Ordered that the order is affirmed, with costs.
The Supreme Court properly granted the defendants’ motion for summary judgment dismissing the complaint. The defendants sustained their prima facie burden of demonstrating their entitlement to judgment as a matter of law by submitting evidence that they were out-of-possession landlords who were not obligated under the lease to remove snow and ice from the property, and who did not retain a sufficient degree of control over the premises to provide a basis for liability (see Paone v Pane, 12 AD3d 583 [2004]; Scott v Bergstol, 11 AD3d 525 [2004]; Vijayan v Bally’s Total Fitness, 289 AD2d 224 [2001]; Maldonado v Matera, 237 AD2d 584 [1997]).

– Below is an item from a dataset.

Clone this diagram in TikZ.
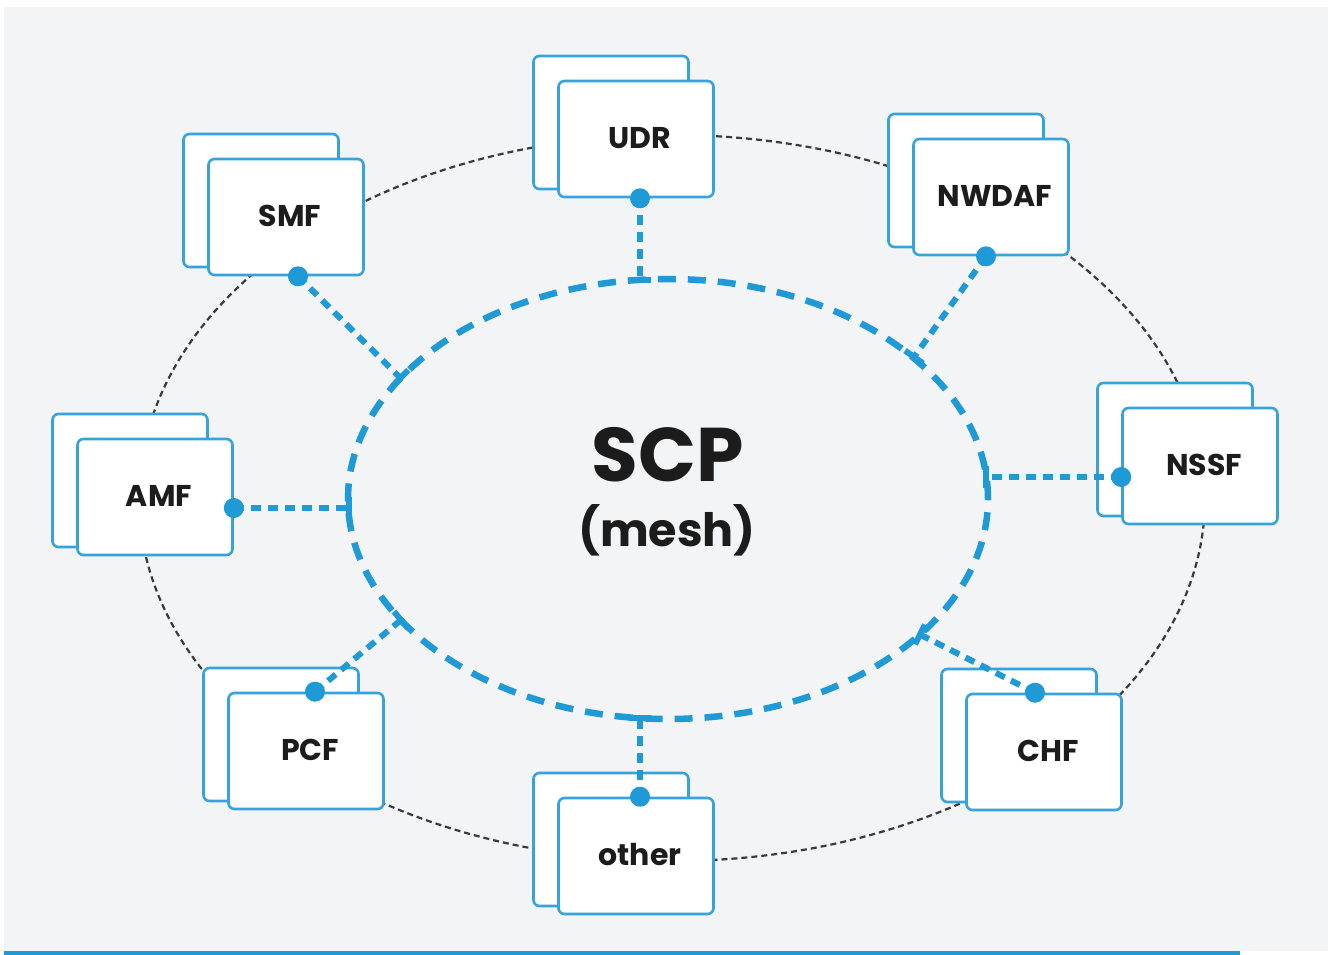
\documentclass[tikz,border=0pt]{standalone}
\usepackage{fontspec}
\setmainfont{Poppins}
\usetikzlibrary{calc}
\definecolor{meshblue}{HTML}{1F9AD6}
\definecolor{cardblue}{HTML}{38A3DA}
\definecolor{panel}{HTML}{F3F4F6}
\definecolor{ringgray}{HTML}{3A3A3A}
\definecolor{ink}{HTML}{1C1C1C}
\begin{document}
\begin{tikzpicture}[x=1pt,y=-1pt,
  card/.style={draw=cardblue, line width=2.6pt, fill=white, rounded corners=6pt,
    minimum width=155pt, minimum height=116pt, inner sep=0pt},
  backcard/.style={card, minimum height=133pt},
  cardtext/.style={font=\fontsize{30}{36}\selectfont\bfseries, text=ink},
  ring/.style={draw=ringgray, line width=2.2pt, dash pattern=on 6pt off 4pt},
  mesh/.style={draw=meshblue, line width=6.5pt, dash pattern=on 18pt off 12pt},
  link/.style={draw=meshblue, line width=6pt, dash pattern=on 10pt off 7pt},
  tick/.style={draw=meshblue, line width=6pt},
  port/.style={circle, fill=meshblue, minimum size=20pt, inner sep=0pt},
]
\useasboundingbox (0,0) rectangle (1328,955);
\fill[white] (0,0) rectangle (1328,955);
\fill[panel] (4,7) rectangle (1328,951);
\fill[meshblue] (4,951) rectangle (1240,955);

% outer ring joining the network functions
\draw[ring] (672,498) ellipse [x radius=533pt, y radius=363pt];

% service communication proxy mesh
\draw[mesh] (668,499) ellipse [x radius=320pt, y radius=220pt];
\node[font=\fontsize{76}{80}\selectfont\bfseries, text=ink] (scp) at (668,455) {SCP};
\node[font=\fontsize{46}{50}\selectfont\bfseries, text=ink] (meshlbl) at (667,530) {(mesh)};

% network function cards (stacked pair) with their names
\foreach \nm/\cx/\cy/\txt in {udr/636/139/UDR, smf/286/217/SMF, nwdaf/991/197/NWDAF,
    nssf/1200/466/NSSF, amf/155/497/AMF, pcf/306/751/PCF, other/636/856/other,
    chf/1044/752/CHF}{
  \node[backcard] (\nm-back) at (\cx-25,\cy-16.5) {};
  \node[card] (\nm) at (\cx,\cy) {};
  \node[cardtext] (\nm-name) at (\cx+4,\cy-1) {\txt};
}

% junctions on the mesh
\coordinate (j-udr) at (640,280);
\coordinate (j-smf) at (400.5,378);
\coordinate (j-nwdaf) at (914,357);
\coordinate (j-nssf) at (986,477);
\coordinate (j-amf) at (348.5,508);
\coordinate (j-pcf) at (401,620);
\coordinate (j-other) at (640,718);
\coordinate (j-chf) at (920,634.5);

% ports on the cards
\node[port] (p-udr) at ([xshift=4pt]udr.south) {};
\node[port] (p-smf) at ([xshift=12pt]smf.south) {};
\node[port] (p-nwdaf) at ([xshift=-5pt]nwdaf.south) {};
\node[port] (p-nssf) at ([yshift=-11pt]nssf.west) {};
\node[port] (p-amf) at ([yshift=-11pt]amf.east) {};
\node[port] (p-pcf) at ([xshift=9pt]pcf.north) {};
\node[port] (p-other) at ([xshift=4pt]other.north) {};
\node[port] (p-chf) at ([xshift=-9pt]chf.north) {};

% links from each port to the mesh
\foreach \nm in {udr,smf,nwdaf,nssf,amf,pcf,other,chf}{
  \draw[link] (p-\nm.center) -- (j-\nm);
  \draw[tick] ($(j-\nm)!11pt!90:(p-\nm.center)$) -- ($(j-\nm)!11pt!-90:(p-\nm.center)$);
}
\end{tikzpicture}
\end{document}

Contrary to the plaintiffs contention, the evidence she relied upon in opposition to the motion was insufficient to raise an issue of fact as to whether the defendants retained control over the premises (see Paone v Paone, supra; Scott v Bergstol, supra; Vijayan v Bally’s Total Fitness, supra; Maldonado v Matera, supra), or, by course of conduct, assumed responsibility for snow and ice removal (see Seigel v Congregation Zichron Shmuel, 226 AD2d 913 [1996]). Adams, J.P., Krausman, Spolzino and Fisher, JJ., concur.